Es sind zwei Stunden bis dorthin, du kannst also herkommen, wenn du hier gebraucht wirst, und bei mir übernachten. Noch einmal, Nate, alles, was an Vorarbeiten nötig ist, erledigt die Kanzlei.«

Nate betrachtete eine Weile die Bücherregale. Erst vor vierundzwanzig Stunden hatte er auf einer Parkbank in Corumba ein Sandwich gegessen, den Vorüberkommenden zugesehen und darauf gewartet, dass Rachel auftauchte. Er hatte sich geschworen, nie wieder freiwillig einen Gerichtssaal zu betreten.

Aber widerwillig räumte er ein, dass der Plan etwas für sich hatte. Einen besseren Mandanten als Rachel konnte er sich auf keinen Fall wünschen. Der Fall würde nie vor Gericht kommen. Und bei den Beträgen, um die es ging, hatte er die Möglichkeit, zumindest einige Monate lang seinen Lebensunterhalt zu verdienen.

Josh beendete seine Suppe und sprach den nächsten Punkt auf der Tagesordnung an. »Ich schlage vor, dass du zehntausend Dollar im Monat bekommst.«

»Das ist großzügig, Josh.«

»Ich denke, dass wir das aus dem Nachlass des Alten rausquetschen können.

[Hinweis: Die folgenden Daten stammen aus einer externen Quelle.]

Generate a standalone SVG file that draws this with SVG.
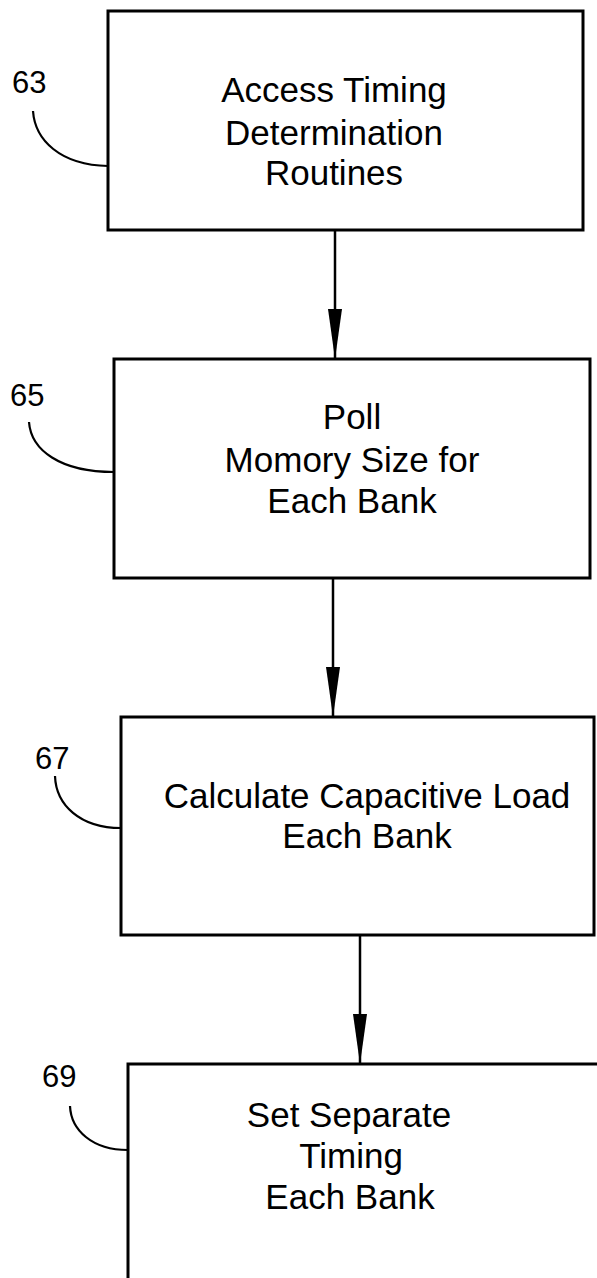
<svg xmlns="http://www.w3.org/2000/svg" width="597" height="1278" viewBox="0 0 597 1278">
<defs>
<style>
.box{fill:none;stroke:#000;stroke-width:3}
.txt{font-family:"Liberation Sans",Arial,sans-serif;font-size:35px;fill:#000;text-anchor:middle}
.lbl{font-family:"Liberation Sans",Arial,sans-serif;font-size:31px;fill:#000}
.lead{fill:none;stroke:#000;stroke-width:2.2}
.conn{fill:none;stroke:#000;stroke-width:2.5}
</style>
<marker id="arr" viewBox="0 0 50 14" markerWidth="50" markerHeight="14" markerUnits="userSpaceOnUse" refX="50" refY="7" orient="auto">
<path d="M0,0 L50,7 L0,14 Z" fill="#000"/>
</marker>
</defs>
<rect width="597" height="1278" fill="#fff"/>
<g id="connectors">
<line class="conn" x1="335" y1="230" x2="335" y2="359" marker-end="url(#arr)"/>
<line class="conn" x1="333" y1="578" x2="333" y2="717" marker-end="url(#arr)"/>
<line class="conn" x1="360" y1="935" x2="360" y2="1064" marker-end="url(#arr)"/>
</g>
<g id="node63">
<rect class="box" x="108" y="11" width="475" height="219"/>
<text class="txt" x="334" y="102">Access Timing</text>
<text class="txt" x="334" y="145">Determination</text>
<text class="txt" x="334" y="185">Routines</text>
<text class="lbl" x="12" y="93">63</text>
<path class="lead" d="M33 111 C35 140 60 165 108 166"/>
</g>
<g id="node65">
<rect class="box" x="114" y="359" width="476" height="219"/>
<text class="txt" x="352" y="429">Poll</text>
<text class="txt" x="352" y="472">Momory Size for</text>
<text class="txt" x="352" y="513">Each Bank</text>
<text class="lbl" x="10" y="406">65</text>
<path class="lead" d="M29 422 C31 450 60 472 114 472"/>
</g>
<g id="node67">
<rect class="box" x="121" y="717" width="473" height="218"/>
<text class="txt" x="367" y="808">Calculate Capacitive Load</text>
<text class="txt" x="367" y="848">Each Bank</text>
<text class="lbl" x="35" y="769">67</text>
<path class="lead" d="M55 776 C56 805 80 828 121 828"/>
</g>
<g id="node69">
<path class="box" d="M600 1064 H128 V1280"/>
<text class="txt" x="349" y="1127">Set Separate</text>
<text class="txt" x="351" y="1168">Timing</text>
<text class="txt" x="350" y="1209">Each Bank</text>
<text class="lbl" x="42" y="1087">69</text>
<path class="lead" d="M70 1106 C71 1130 92 1150 128 1150"/>
</g>
</svg>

Da du keine laufenden Kosten hast, kannst du damit wieder auf die Beine kommen.«

»Bis... «

»Genau, bis wir die Sache mit dem IRS klären.«

»Hast du schon was vom zuständigen Richter gehört?«

»Ich rufe ihn von Zeit zu Zeit an. Vorige Woche haben wir miteinander zu Mittag gegessen.«

»Ist das ein guter Kumpel von dir?«

»Wir kennen uns schon lange. Du musst auf keinen Fall ins Gefängnis, Nate. Man wird sich mit einer hohen Geldstrafe und einem fünfjährigen Entzug deiner Zulassung als Anwalt begnügen.«

»Meine Zulassung können sie haben.« »Noch nicht. Wir brauchen sie für einen weiteren Fall.« »Wie lange sind sie bereit zu warten?« »Ein Jahr. Es eilt ihnen nicht besonders damit.« »Danke, Josh.« Nate war wieder müde.

Die Strapazen im Urwald, der Nachtflug, das anstrengende Gespräch mit Josh. Er sehnte sich nach einem weichen, warmen Bett in einem dunklen Zimmer.